--- Begin Listed records ---

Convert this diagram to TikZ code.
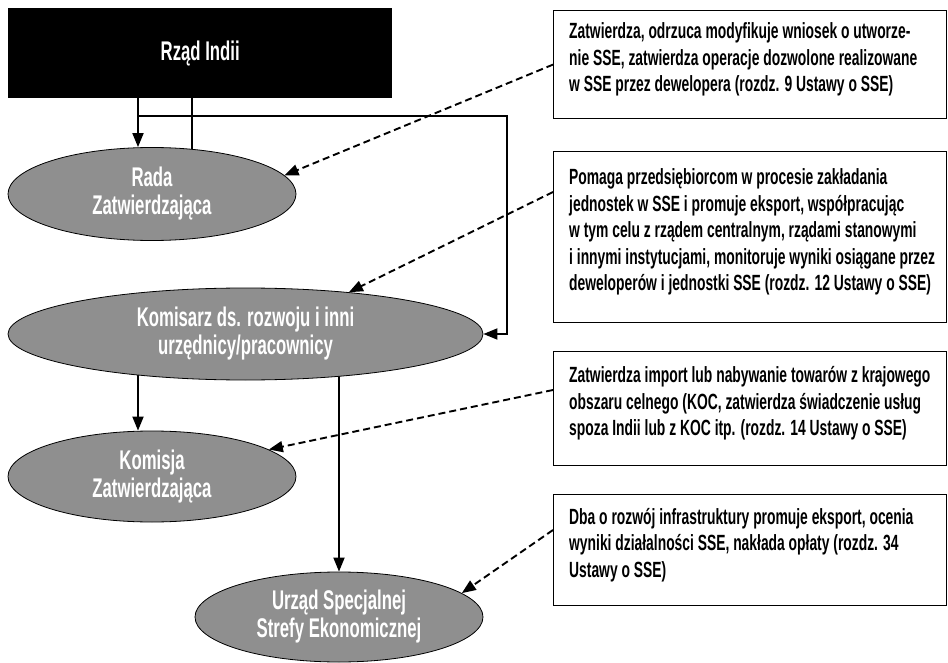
\documentclass[tikz,border=0pt]{standalone}
\usepackage{fontspec}
\setmainfont{Liberation Sans}[FakeStretch=0.62]
\newfontfamily\boxfont{Liberation Sans}[FakeStretch=0.63]
\usetikzlibrary{shapes.geometric,arrows.meta,calc,backgrounds}
\definecolor{ellgray}{RGB}{143,143,143}
\begin{document}
\begin{tikzpicture}[x=1pt,y=-1pt,
  ell/.style={ellipse,draw=black,line width=0.8pt,fill=ellgray,inner sep=0pt,text=white,align=center,font=\bfseries\fontsize{27}{28}\selectfont},
  note/.style={draw=black,line width=1.2pt,rectangle,inner sep=0pt,anchor=north west,minimum width=393pt},
  notetext/.style={anchor=west,align=left,inner sep=0pt,font=\boxfont\bfseries\fontsize{22}{26.5}\selectfont},
  conn/.style={line width=1.8pt},
  arr/.style={conn,-{Triangle[length=14pt,width=11pt]}},
  darr/.style={arr,line width=1.9pt,dash pattern=on 7pt off 4pt}]
\useasboundingbox (0,0) rectangle (948,663);
% main nodes
\node[fill=black,minimum width=384pt,minimum height=90pt,inner sep=0pt,anchor=north west,text=white,font=\bfseries\fontsize{27}{28}\selectfont] (gov) at (8,8) {Rząd Indii};
\node[ell,minimum width=288pt,minimum height=93pt] (rada) at (152,194) {Rada\\Zatwierdzająca};
\node[ell,minimum width=475pt,minimum height=92pt] (kom) at (245.5,334) {Komisarz ds. rozwoju i inni\\urzędnicy/pracownicy};
\node[ell,minimum width=288pt,minimum height=91pt] (komisja) at (152,476.5) {Komisja\\Zatwierdzająca};
\node[ell,minimum width=288pt,minimum height=90pt] (urz) at (339,617) {Urząd Specjalnej\\Strefy Ekonomicznej};
% notes
\node[note,minimum height=108pt] (box1) at (553,10) {};
\node[note,minimum height=171pt] (box2) at (553,151) {};
\node[note,minimum height=114pt] (box3) at (553,351) {};
\node[note,minimum height=111pt] (box4) at (553,494) {};
\node[notetext] (t1) at ($(box1.west)+(16,-5)$) {Zatwierdza, odrzuca modyfikuje wniosek o utworze-\\nie SSE, zatwierdza operacje dozwolone realizowane\\w SSE przez dewelopera (rozdz. 9 Ustawy o SSE)};
\node[notetext] (t2) at ($(box2.west)+(16,-5)$) {Pomaga przedsiębiorcom w procesie zakładania\\jednostek w SSE i promuje eksport, współpracując\\w tym celu z rządem centralnym, rządami stanowymi\\i innymi instytucjami, monitoruje wyniki osiągane przez\\deweloperów i jednostki SSE (rozdz. 12 Ustawy o SSE)};
\node[notetext] (t3) at ($(box3.west)+(16,-5)$) {Zatwierdza import lub nabywanie towarów z krajowego\\obszaru celnego (KOC, zatwierdza świadczenie usług\\spoza Indii lub z KOC itp. (rozdz. 14 Ustawy o SSE)};
\node[notetext] (t4) at ($(box4.west)+(16,-5)$) {Dba o rozwój infrastruktury promuje eksport, ocenia\\wyniki działalności SSE, nakłada opłaty (rozdz. 34\\Ustawy o SSE)};
% helper coordinates
\coordinate (x138) at (138,0);
\coordinate (x192) at (192,0);
\coordinate (br) at (138,116);
\coordinate (brR) at (507,116);
% connectors
\begin{pgfonlayer}{background}
\draw[conn] (gov.south -| x192) -- (rada.center -| x192);
\draw[arr] (kom.center -| x138) -- (komisja.north -| x138);
\draw[arr] (kom.center -| urz.north) -- (urz.north);
\end{pgfonlayer}
\draw[arr] (gov.south -| x138) -- (rada.north -| x138);
\draw[arr] (br) -- (brR) |- (kom.east);
\draw[darr] (box1.west) -- (rada.8);
\draw[darr] ($(box2.north west)+(0,41)$) -- (kom.22);
\draw[darr] ($(box3.north west)+(0,39)$) -- (komisja.13);
\draw[darr] ($(box4.north west)+(0,36)$) -- (urz.11);
\end{tikzpicture}
\end{document}
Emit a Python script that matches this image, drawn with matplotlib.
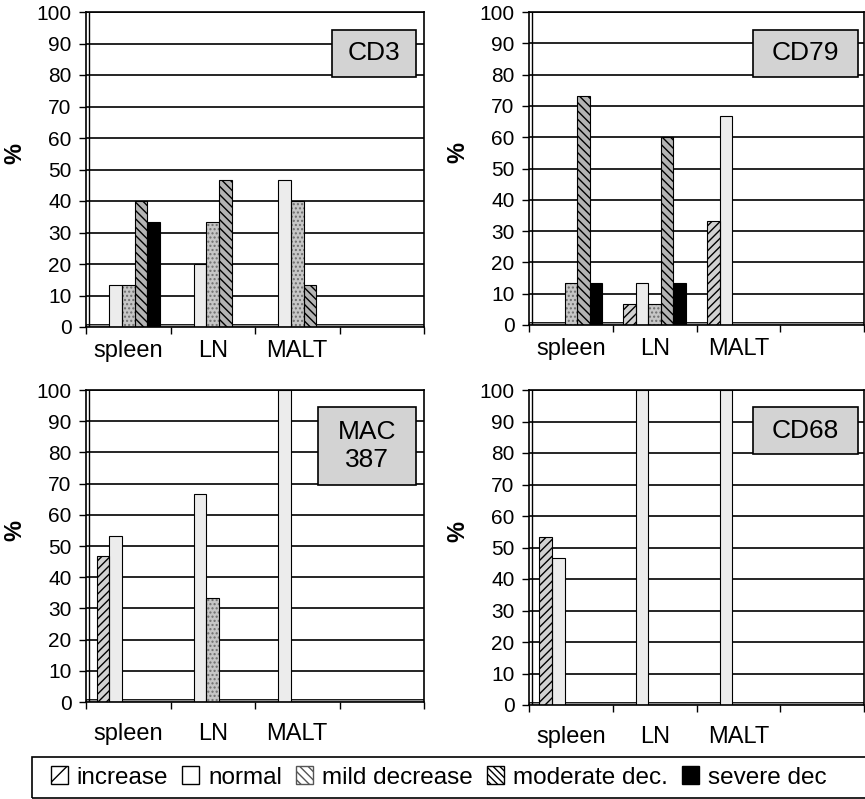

--- End Listed records ---

- To do: From the entries, copy out each line containing the word "this".

- Response:
Convert this diagram to TikZ code.
Emit a Python script that matches this image, drawn with matplotlib.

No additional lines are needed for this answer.